(ORDO NEWS) — Within the framework of the Artemis program, the possibility of creating a digital archive of information accumulated by mankind on the Moon was considered. The lunar archive will have many advantages in comparison with the terrestrial ones.
With the advent of the third decade of the 21st century, the world has become a turbulent and unpredictable place. First, the coronavirus pandemic “relocated” us to virtual spaces, but now they themselves – along with the “real world” – have become an arena of geopolitical confrontation.
Many people and companies store their data – photos, videos and documents – in the cloud, but now they are wondering how to ensure their safety when “nothing lasts forever” on the Internet.
Cyber attacks, physical damage, the machinations of IT corporations, the actions of states seeking to protect their sectors of the Internet – each of these reasons can make data on remote servers inaccessible, or even completely destroy them.
Scientists led by Carson Ezell of Harvard University have proposed a radical solution to protect data from all earthly ups and downs: create a digital archive on the moon. Its implementation will have many advantages over existing terrestrial archives.
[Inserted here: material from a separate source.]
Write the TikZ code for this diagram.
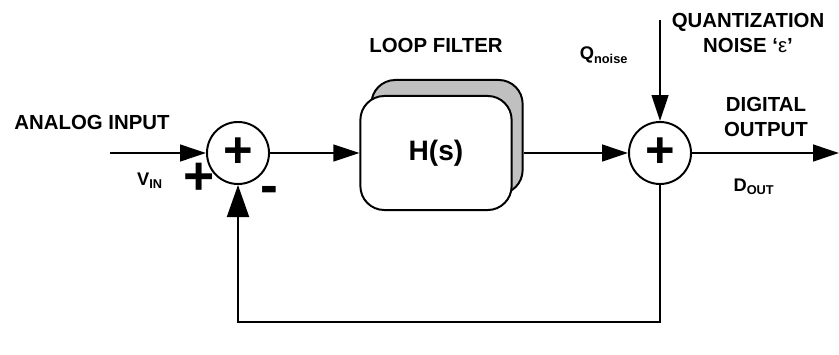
\documentclass[tikz,border=0pt]{standalone}
\usepackage{fontspec}
\setmainfont{Liberation Sans}
\usetikzlibrary{arrows.meta,positioning,calc}
\definecolor{shade}{RGB}{192,192,192}
\tikzset{
  >={Triangle[length=6.5mm,width=4.2mm]},
  sig/.style={->, line width=1.4pt},
  bigsig/.style={-{Triangle[length=8mm,width=5.5mm]}, line width=1.4pt},
  sumnode/.style={circle, draw, line width=1.4pt, minimum size=15.5mm,
    inner sep=0pt, font=\fontsize{36}{36}\selectfont\bfseries},
  filtbox/.style={draw, line width=1.4pt, rounded corners=17pt,
    minimum width=3.78cm, minimum height=2.85cm, inner sep=0pt,
    font=\fontsize{20}{24}\selectfont\bfseries},
  lbl/.style={font=\fontsize{14.5}{18}\selectfont\bfseries, align=center, inner sep=0pt},
  sublbl/.style={font=\fontsize{13}{15}\selectfont\bfseries, inner sep=0pt},
  sign/.style={font=\fontsize{38}{38}\selectfont\bfseries, inner sep=0pt},
}

\begin{document}
\begin{tikzpicture}[x=0.025cm, y=-0.025cm]
\useasboundingbox (0,0) rectangle (839,354);

% ---------- summing junctions ----------
\node[sumnode] (s1) at (238,153) {+};
\node[sumnode] (s2) at (660,153) {+};

% ---------- loop filter ----------
\node[filtbox, fill=shade] (hb) at (447,137) {};
\node[filtbox, fill=white] (h) at (436,153) {H(s)};

% ---------- labels ----------
\node[lbl] (ain) at (92,122) {ANALOG INPUT};
\node[sublbl] (vin) at (150,181) {V\textsubscript{IN}};
\node[sign] (pl) at (199,179) {+};
\node[sign] (mi) at (269,195) {-};
\node[lbl] (lf) at (436,45) {LOOP FILTER};
\node[sublbl] (qn) at (604,55) {Q\textsubscript{noise}};
\node[lbl] (qz) at (748,33) {QUANTIZATION\\NOISE ‘{\mdseries ε}’};
\node[lbl] (dig) at (766,117) {DIGITAL\\OUTPUT};
\node[sublbl] (dout) at (754,187) {D\textsubscript{OUT}};

% ---------- free ends ----------
\coordinate (in)  at (110,153);
\coordinate (qin) at (660,20);
\coordinate (out) at (839,153);
\coordinate (fb)  at (450,322);

% ---------- signal flow ----------
\draw[sig] (in) -- (s1.west);
\draw[sig] (s1.east) -- (h.west);
\draw[sig] (hb.east |- s2.west) -- (s2.west);
\draw[sig] (qin) -- (s2.north);
\draw[sig] (s2.east) -- (out);
\draw[bigsig] (s2.south) |- (fb) -| (s1.south);

\end{tikzpicture}
\end{document}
Access to the digital lunar archive, oddly enough, technically can be much easier than to the earth.
The path from the user to any global terrestrial data warehouse will inevitably pass through thousands of kilometers of optical fiber and wires, dozens of relay devices, and many state borders.
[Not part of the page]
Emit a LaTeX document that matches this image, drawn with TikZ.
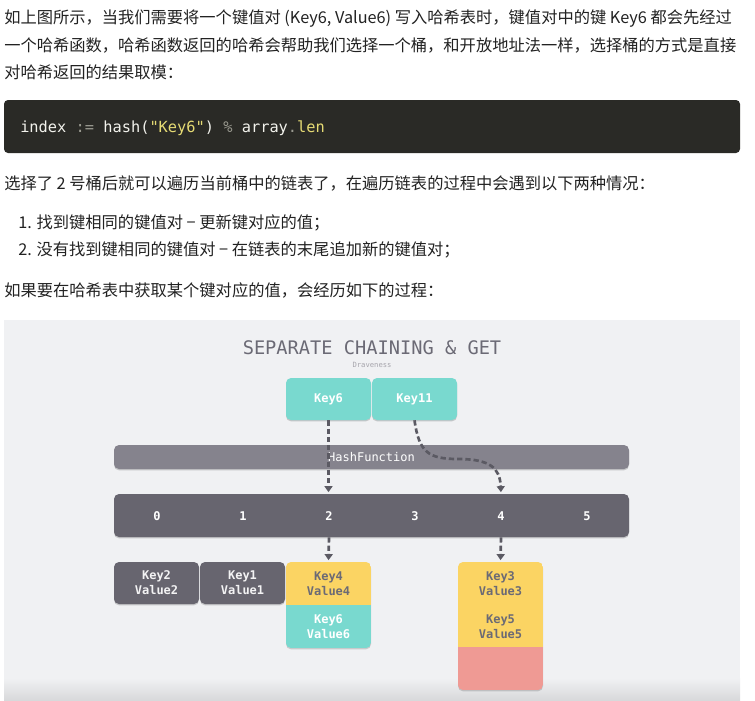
\documentclass[tikz,border=0pt]{standalone}
\usepackage{fontspec}
\setmainfont{Noto Sans CJK SC}
\setmonofont{DejaVu Sans Mono}
\usetikzlibrary{arrows.meta,shadows}
\definecolor{figbg}{HTML}{F0F1F3}
\definecolor{codebg}{HTML}{2A2A26}
\definecolor{codefg}{HTML}{F2F2EC}
\definecolor{codegray}{HTML}{9A9A90}
\definecolor{codeyel}{HTML}{E6DB74}
\definecolor{keyteal}{HTML}{79D9CF}
\definecolor{keyyellow}{HTML}{FBD463}
\definecolor{keyred}{HTML}{EF9A94}
\definecolor{darkbox}{HTML}{67656F}
\definecolor{hashbar}{HTML}{85838D}
\definecolor{titlegray}{HTML}{6B6A75}
\definecolor{arrowgray}{HTML}{5B5A63}
\definecolor{bodytext}{HTML}{222222}
\tikzset{
  body/.style={anchor=base west, inner sep=0pt, text=bodytext, font=\fontsize{12.2}{14}\selectfont},
  boxbase/.style={rectangle, rounded corners=3.75pt, minimum width=63.75pt, inner sep=0pt,
     drop shadow={shadow xshift=0pt, shadow yshift=-1pt, opacity=0.18, fill=black}},
  keybox/.style={boxbase, fill=keyteal, minimum height=31.5pt, text=white, font=\ttfamily\bfseries\fontsize{9}{11.25}\selectfont},
  kvdark/.style={boxbase, fill=darkbox, minimum height=31.5pt, text=white!92!darkbox, align=center, font=\ttfamily\bfseries\fontsize{9}{11.25}\selectfont},
  kvtext/.style={rectangle, minimum width=63.75pt, minimum height=32.25pt, inner sep=0pt, align=center, font=\ttfamily\bfseries\fontsize{9}{11.25}\selectfont},
  idxlabel/.style={inner sep=0pt, text=white, font=\ttfamily\bfseries\fontsize{9}{11}\selectfont},
  conn/.style={draw=arrowgray, line width=2pt, dash pattern=on 4pt off 2.2pt, -{Triangle[width=6pt,length=4.5pt]}, shorten >=1.2pt}
}
\begin{document}
\begin{tikzpicture}[x=0.75pt,y=-0.75pt]
\useasboundingbox (0,0) rectangle (755,700);
\fill[white] (0,0) rectangle (755,700);
% ---- body text
\node[body] (t1) at (4,23) {如上图所示，当我们需要将一个键值对 (Key6, Value6) 写入哈希表时，键值对中的键 Key6 都会先经过};
\node[body] (t2) at (4,51) {一个哈希函数，哈希函数返回的哈希会帮助我们选择一个桶，和开放地址法一样，选择桶的方式是直接};
\node[body] (t3) at (4,78) {对哈希返回的结果取模：};
% ---- code block
\fill[codebg, rounded corners=3pt] (4,100) rectangle (740,153);
\node[anchor=base west, inner sep=0pt, font=\ttfamily\fontsize{11.5}{13}\selectfont] (code) at (20,132)
 {\color{codefg}index\ {\color{codegray}:=}\ hash({\color{codeyel}"Key6"})\ {\color{codegray}\%}\ array{\color{codegray}.}{\color{codeyel}len}};
\node[body] (t4) at (4,189) {选择了 2 号桶后就可以遍历当前桶中的链表了，在遍历链表的过程中会遇到以下两种情况：};
\node[body] (l1) at (18,228) {1. 找到键相同的键值对 − 更新键对应的值；};
\node[body] (l2) at (18,255) {2. 没有找到键相同的键值对 − 在链表的末尾追加新的键值对；};
\node[body] (t5) at (4,296) {如果要在哈希表中获取某个键对应的值，会经历如下的过程：};
% ---- figure background
\fill[figbg] (4,320) rectangle (740,700);
\shade[top color=figbg, bottom color=figbg!90!black] (4,678) rectangle (740,700);
\node[text=titlegray, font=\ttfamily\fontsize{14}{16}\selectfont, inner sep=0pt] (title) at (372,348) {SEPARATE CHAINING \& GET};
\node[text=titlegray!60, font=\ttfamily\fontsize{5.4}{6}\selectfont, inner sep=0pt] (author) at (372,364.5) {Draveness};
% keys
\node[keybox] (key6) at (328.5,399) {Key6};
\node[keybox] (key11) at (414.5,399) {Key11};
% hash function bar
\node[boxbase, fill=hashbar, minimum width=386.25pt, minimum height=18pt, text=white, font=\ttfamily\fontsize{9}{11}\selectfont] (hash) at (371.5,457) {HashFunction};
% index bar
\node[boxbase, fill=darkbox, minimum width=386.25pt, minimum height=32.25pt] (idx) at (371.5,515.5) {};
\foreach \i in {0,...,5}{
  \node[idxlabel] (n\i) at (157+86*\i,516) {\i};
}
% bucket 1 chain (dark)
\node[kvdark] (kv2) at (156.5,583) {Key2\\Value2};
\node[kvdark] (kv1) at (242.5,583) {Key1\\Value1};
% bucket 2 column
\fill[black, opacity=0.16, rounded corners=3.75pt] (286,563.3) rectangle (371,649.3);
\begin{scope}
  \clip[rounded corners=3.75pt] (286,562) rectangle (371,648);
  \fill[keyyellow] (286,562) rectangle (371,605);
  \fill[keyteal] (286,605) rectangle (371,648);
\end{scope}
\node[kvtext, text=titlegray] (kv4) at (328.5,583.5) {Key4\\Value4};
\node[kvtext, text=white] (kv6) at (328.5,626.5) {Key6\\Value6};
% bucket 4 column
\fill[black, opacity=0.16, rounded corners=3.75pt] (458,563.3) rectangle (543,691.3);
\begin{scope}
  \clip[rounded corners=3.75pt] (458,562) rectangle (543,690);
  \fill[keyyellow] (458,562) rectangle (543,647);
  \fill[keyred] (458,647) rectangle (543,690);
\end{scope}
\node[kvtext, text=titlegray] (kv3) at (500.5,583.5) {Key3\\Value3};
\node[kvtext, text=titlegray] (kv5) at (500.5,626.5) {Key5\\Value5};
% connectors
\draw[conn] (key6.south) -- (key6.south |- idx.north);
\draw[conn] (key11.south) .. controls (419,452) and (428,459) .. (458,459) .. controls (490,459) and (500,468) .. (n4 |- idx.north);
\draw[conn] (n2 |- idx.south) -- (kv4.north);
\draw[conn] (n4 |- idx.south) -- (kv3.north);
\end{tikzpicture}
\end{document}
No matter how reliable the archive itself is, any break in this chain will make it inaccessible. On the contrary, the lunar storage can be contacted directly by laser.
Such a connection is a real p2p connection: only a receiver and a transmitter, nothing more. Its speed can be very high: the laser repeater aboard the LADEE research mission has demonstrated a throughput of 20 megabits per second with a beam power of 500 milliwatts.
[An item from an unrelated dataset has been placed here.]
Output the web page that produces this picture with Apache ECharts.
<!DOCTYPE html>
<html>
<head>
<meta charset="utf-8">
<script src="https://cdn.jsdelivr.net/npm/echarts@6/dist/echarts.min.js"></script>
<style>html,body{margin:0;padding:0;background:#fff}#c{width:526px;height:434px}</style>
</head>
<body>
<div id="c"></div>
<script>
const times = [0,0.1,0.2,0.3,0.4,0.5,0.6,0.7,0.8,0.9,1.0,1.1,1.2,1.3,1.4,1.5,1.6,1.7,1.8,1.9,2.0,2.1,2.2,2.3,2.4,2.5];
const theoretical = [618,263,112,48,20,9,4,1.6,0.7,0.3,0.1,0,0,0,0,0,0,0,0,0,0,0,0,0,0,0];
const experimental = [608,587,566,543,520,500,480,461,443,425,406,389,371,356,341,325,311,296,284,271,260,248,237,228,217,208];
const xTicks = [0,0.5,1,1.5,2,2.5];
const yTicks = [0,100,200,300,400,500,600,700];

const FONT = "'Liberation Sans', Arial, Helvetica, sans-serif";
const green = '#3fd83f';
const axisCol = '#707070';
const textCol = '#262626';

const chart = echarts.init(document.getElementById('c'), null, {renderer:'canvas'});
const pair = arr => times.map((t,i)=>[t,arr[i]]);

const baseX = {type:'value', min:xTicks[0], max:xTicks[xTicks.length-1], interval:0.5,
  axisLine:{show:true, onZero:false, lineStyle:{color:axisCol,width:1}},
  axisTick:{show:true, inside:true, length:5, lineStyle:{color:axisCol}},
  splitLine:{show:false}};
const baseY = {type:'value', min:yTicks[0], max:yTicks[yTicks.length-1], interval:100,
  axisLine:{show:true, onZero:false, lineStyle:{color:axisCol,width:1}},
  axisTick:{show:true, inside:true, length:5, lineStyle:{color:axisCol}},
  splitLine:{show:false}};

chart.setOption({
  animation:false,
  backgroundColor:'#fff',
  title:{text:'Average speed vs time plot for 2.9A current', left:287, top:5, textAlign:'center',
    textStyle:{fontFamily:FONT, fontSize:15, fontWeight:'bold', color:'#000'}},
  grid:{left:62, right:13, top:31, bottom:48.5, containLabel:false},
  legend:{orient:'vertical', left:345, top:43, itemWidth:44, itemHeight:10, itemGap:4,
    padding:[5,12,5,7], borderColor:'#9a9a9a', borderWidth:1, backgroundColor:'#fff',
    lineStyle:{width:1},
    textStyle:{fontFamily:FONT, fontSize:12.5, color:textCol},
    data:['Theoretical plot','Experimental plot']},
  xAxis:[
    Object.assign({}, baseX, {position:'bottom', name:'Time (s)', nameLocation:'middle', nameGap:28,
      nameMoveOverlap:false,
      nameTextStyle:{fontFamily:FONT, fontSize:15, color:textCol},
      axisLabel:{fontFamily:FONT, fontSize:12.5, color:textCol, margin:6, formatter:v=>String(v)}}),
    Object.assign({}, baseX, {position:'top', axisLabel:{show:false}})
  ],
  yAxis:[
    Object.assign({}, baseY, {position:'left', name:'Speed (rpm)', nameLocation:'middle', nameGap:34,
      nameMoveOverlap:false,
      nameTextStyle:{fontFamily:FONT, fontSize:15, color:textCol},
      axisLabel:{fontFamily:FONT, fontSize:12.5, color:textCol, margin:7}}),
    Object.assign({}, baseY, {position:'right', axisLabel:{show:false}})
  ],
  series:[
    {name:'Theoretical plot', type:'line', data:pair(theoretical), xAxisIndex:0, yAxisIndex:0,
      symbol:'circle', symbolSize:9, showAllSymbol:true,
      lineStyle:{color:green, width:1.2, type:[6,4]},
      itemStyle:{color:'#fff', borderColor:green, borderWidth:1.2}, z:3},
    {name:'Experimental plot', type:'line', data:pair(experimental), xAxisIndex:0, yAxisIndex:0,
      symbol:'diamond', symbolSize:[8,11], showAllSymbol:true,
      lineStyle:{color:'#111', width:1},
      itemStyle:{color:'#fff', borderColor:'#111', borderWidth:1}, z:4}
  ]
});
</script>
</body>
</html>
At each moment of time, the Moon is in direct line of sight from half of the Earth’s surface (at least from a balloon above the clouds), and everywhere, except for the polar regions, it is above the horizon at least once every 25 hours.
The minimum signal delay is determined by the distance to the Moon and the speed of light and is a little less than three seconds “back and forth” – it will not work to relay video calls through the satellite of our planet. But when restoring data, such a delay is quite acceptable.
Another difficulty is the need for very precise laser pointing. The better it is, the smaller the spot size, which is guaranteed to “cover” the receiver, and the less laser power is needed to create a sufficient signal intensity on it.
At the same time, for focusing and pointing the beam from the Earth to the Moon, an optical system similar to an amateur telescope with a clock drive is sufficient. In the future, lunar laser relays may provide state-of-the-art data rates at a cost comparable to Starlink terminals.
Conditions on the Moon are much more stable than anywhere on Earth. The lunar surface is exposed to radiation from solar flares, and its temperature ranges from minus 170 degrees Celsius at night to plus 130 degrees during the day.
But under the layer of lunar regolith , the temperature becomes constant, and the radiation weakens to the earth’s level.
The tectonic activity on the satellite is vanishingly weak: atmospheric erosion is completely absent, and the regolith well absorbs meteorite impacts.
If you hide the archive to a depth of several meters, it will be possible to find it in physical integrity, in the same place and at approximately the same depth after tens or even hundreds of millions of years.
Repeaters and solar panels (or reactor heat exchangers) will have to be left on the surface, but even with sufficient thoughtful design, they will be able to function longer than any ground-based mechanisms.
Scientists propose archiving critical information the human genome, descriptions of technology, artwork, images and films during the first planned lunar expeditions of the Artemis program and estimate its amount at 10 petabytes.
This seems like a pretty large amount of data, but it can be written to, for example, five kilograms of 512 gigabyte microSD memory cards.
Of course, the archive will require highly reliable media, but with the current recording density, it is really possible to deliver a lot of information to the Moon in just one launch.
The first attempt to send the archive to the Earth’s satellite has already taken place. The Israeli lunar lander Beresheet was launched in 2019 and carried a memory module with a download of Wikipedia, as well as digital books of about 30 million pages. Unfortunately, then the apparatus crashed during landing on the moon.